U.S. President Donald Trump risks hurting investor sentiment if he removes Jerome Powell as chair of the Federal Reserve, according to a former American central bank governor.
Investors have in recent months become increasingly nervous as trade tensions between the U.S. and China rise. Conflict between the two major powers have threatened to derail economic growth even further at a time when the global economy has shown signs of slowing down.
“To fire a Federal Reserve governor or chairman would be a very unprecedented move, it would result in turmoil in the financial markets, it would be something that you really don’t want to do because you don’t need an absolute increase in uncertainty which this would bring about,” Robert Heller, a member of the Fed’s Board of Governors from 1986 to 1989, told CNBC’s “Street Signs” on Thursday.
Heller’s comment came as Bloomberg, citing people familiar with the matter, reported on Wednesday that Trump said he believes he has the authority to demote Powell.

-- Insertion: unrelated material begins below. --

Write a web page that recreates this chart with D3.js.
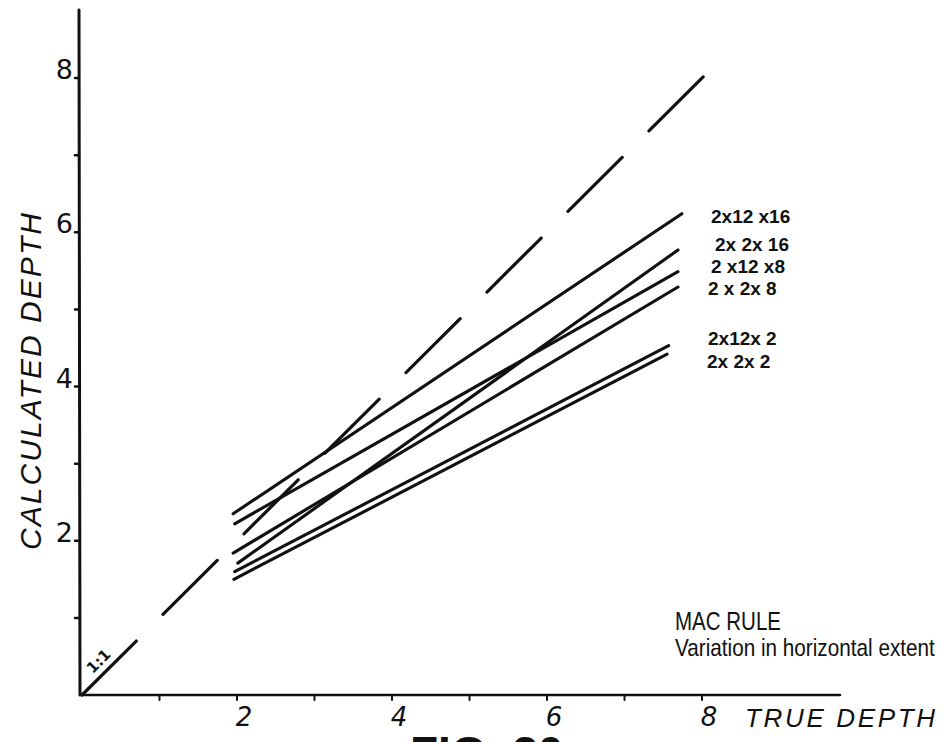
<!DOCTYPE html>
<html>
<head>
<meta charset="utf-8">
<script src="https://cdn.jsdelivr.net/npm/d3@7"></script>
<style>
  html, body { margin: 0; padding: 0; background: #fff; }
  svg { display: block; }
</style>
</head>
<body>
<svg id="chart" width="947" height="742"></svg>
<script>
// Series: model size (2 x width x length) against true vs calculated depth
const seriesNames = ["2x12 x16", "2x 2x 16", "2 x12 x8", "2 x 2x 8", "2x12x 2", "2x 2x 2"];
const startTrue = [1.95, 2.01, 1.97, 1.95, 1.97, 1.96];
const startCalc = [2.35, 1.71, 2.22, 1.84, 1.60, 1.50];
const endTrue   = [7.74, 7.69, 7.69, 7.69, 7.57, 7.55];
const endCalc   = [6.24, 5.77, 5.49, 5.29, 4.53, 4.42];

// 1:1 reference line extent
const oneToOne = [0, 8.15];

// Axis ticks
const tickValues = [0, 1, 2, 3, 4, 5, 6, 7, 8];
const tickLabels = ["2", "4", "6", "8"];

const title1 = "MAC RULE";
const title2 = "Variation in horizontal extent";

const svg = d3.select("#chart");
const ink = "#111";

const x = d3.scaleLinear().domain([0, 8]).range([82, 702]);
const y = d3.scaleLinear().domain([0, 8]).range([695, 78]);

// Axes
const axes = svg.append("g").attr("stroke", ink).attr("stroke-width", 3).attr("stroke-linecap", "round");
axes.append("line").attr("x1", x(0)).attr("y1", y(0)).attr("x2", x(9.78)).attr("y2", y(0)).attr("stroke-width", 2.6);
axes.append("line").attr("x1", x(0) - 2).attr("y1", y(0)).attr("x2", x(0) - 3).attr("y2", 10);

// Tick nubs
axes.selectAll(".xt").data(tickValues.slice(1)).join("line")
  .attr("x1", d => x(d)).attr("x2", d => x(d))
  .attr("y1", y(0)).attr("y2", y(0) + 5).attr("stroke-width", 2);
axes.selectAll(".yt").data(tickValues.slice(1)).join("line")
  .attr("x1", x(0) - 3).attr("x2", x(0) - 7)
  .attr("y1", d => y(d)).attr("y2", d => y(d)).attr("stroke-width", 2.5);

// Tick labels
svg.selectAll(".xl").data(tickLabels).join("text")
  .attr("x", d => x(+d) + 7).attr("y", y(0) + 31)
  .attr("text-anchor", "middle")
  .attr("font-family", "DejaVu Sans, sans-serif").attr("font-style", "italic")
  .attr("font-size", 26).attr("fill", ink)
  .text(d => d);

svg.selectAll(".yl").data(tickLabels).join("text")
  .attr("x", x(0) - 9).attr("y", d => y(+d) + 1)
  .attr("text-anchor", "end")
  .attr("font-family", "DejaVu Sans, sans-serif")
  .attr("font-size", 27).attr("fill", ink)
  .text(d => d);

// Axis titles
svg.append("text")
  .attr("transform", `translate(41,${(213 + 550) / 2}) rotate(-90)`)
  .attr("text-anchor", "middle")
  .attr("font-family", "Liberation Sans, Arial, sans-serif").attr("font-style", "italic")
  .attr("font-size", 30).attr("fill", ink)
  .attr("textLength", 337).attr("lengthAdjust", "spacing")
  .text("CALCULATED DEPTH");

svg.append("text")
  .attr("x", 745).attr("y", 727)
  .attr("font-family", "Liberation Sans, Arial, sans-serif").attr("font-style", "italic")
  .attr("font-size", 26).attr("fill", ink)
  .attr("textLength", 190).attr("lengthAdjust", "spacing")
  .text("TRUE DEPTH");

// 1:1 dashed reference
const unitLen = Math.hypot(x(1) - x(0), y(0) - y(1));
svg.append("line")
  .attr("x1", x(oneToOne[0])).attr("y1", y(oneToOne[0]))
  .attr("x2", x(oneToOne[1])).attr("y2", y(oneToOne[1]))
  .attr("stroke", ink).attr("stroke-width", 3.2).attr("stroke-linecap", "round")
  .attr("stroke-dasharray", `${0.7 * unitLen} ${0.345 * unitLen}`);

svg.append("text")
  .attr("transform", `translate(${x(0.3) - 3},${y(0.3) - 7}) rotate(-45)`)
  .attr("text-anchor", "middle")
  .attr("font-family", "DejaVu Sans, sans-serif").attr("font-weight", "bold")
  .attr("font-size", 15).attr("fill", ink)
  .text("1:1");

// Series lines
const lines = seriesNames.map((name, i) => ({
  name,
  pts: [[startTrue[i], startCalc[i]], [endTrue[i], endCalc[i]]]
}));
const lineGen = d3.line().x(d => x(d[0])).y(d => y(d[1]));
svg.append("g").selectAll("path").data(lines).join("path")
  .attr("d", d => lineGen(d.pts))
  .attr("fill", "none").attr("stroke", ink)
  .attr("stroke-width", 3.1).attr("stroke-linecap", "round");

// Series labels beside line ends
const labelDx = [2, 6, 2, -1, -1, -2];
const labelDy = [2, -6, -6, 1, -8, 7];
svg.append("g").selectAll("text").data(lines).join("text")
  .attr("x", (d, i) => 709 + labelDx[i])
  .attr("y", (d, i) => y(endCalc[i]) + labelDy[i] + 7)
  .attr("font-family", "Liberation Sans, Arial, sans-serif").attr("font-weight", "bold")
  .attr("font-size", 19).attr("fill", ink)
  .text(d => d.name);

// Title block: condensed lettering, squeezed horizontally to its set width
function condensedText(str, left, base, size, width) {
  const g = svg.append("g");
  const t = g.append("text")
    .attr("x", 0).attr("y", 0)
    .attr("font-family", "Liberation Sans, Arial, sans-serif")
    .attr("font-size", size).attr("fill", ink)
    .text(str);
  const natural = t.node().getComputedTextLength();
  g.attr("transform", `translate(${left},${base}) scale(${width / natural},1)`);
}
condensedText(title1, 675, 630, 25, 106);
condensedText(title2, 675, 656, 24, 260);

// Figure caption (runs off the bottom edge of the page)
svg.append("text")
  .attr("x", 410).attr("y", 769)
  .attr("font-family", "Liberation Sans, Arial, sans-serif").attr("font-weight", "bold")
  .attr("font-size", 46).attr("fill", ink)
  .text("FIG. 20");
</script>
</body>
</html>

The president had publicly blamed the Fed’s interest rates hikes for holding back U.S. economic growth. He considered demoting Powell in February, Bloomberg reported on Tuesday. After the Fed announced its monetary policy decision on Wednesday, Powell said he intends to serve his full four-year term.
“The law is clear that I have a four-year term,” the central bank chief emphasized.
The Fed on Wednesday announced its decision to keep rates unchanged. But Powell said some officials believe the case has strengthened for the central bank to ease policy — a statement that many investors interpreted as an indication of a rate cut in July.
“I think it’s all but locked in, probably a 95% chance that they do cut at the July meeting,” David Lafferty, chief market strategist at Natixis Investment Managers, told CNBC’s “Squawk Box.”
But some experts such as Dennis Lockhart, former president of the Federal Reserve Bank of Atlanta, said it’s not a “foregone conclusion” that the Fed will ease policy next month.
He explained that while economic data in the U.S. has been “somewhat mixed,” there aren’t many data releases between now and the next Fed meeting on July 30-31 that would allow central bankers to set monetary policy differently than they did this month.
Still, Lockhart told CNBC’s “Squawk Box” that the Fed will be mindful of how sentiment is swayed by any trade developments as that has an impact on investment decisions of businesses and inflation — two indicators that the central bank watches closely.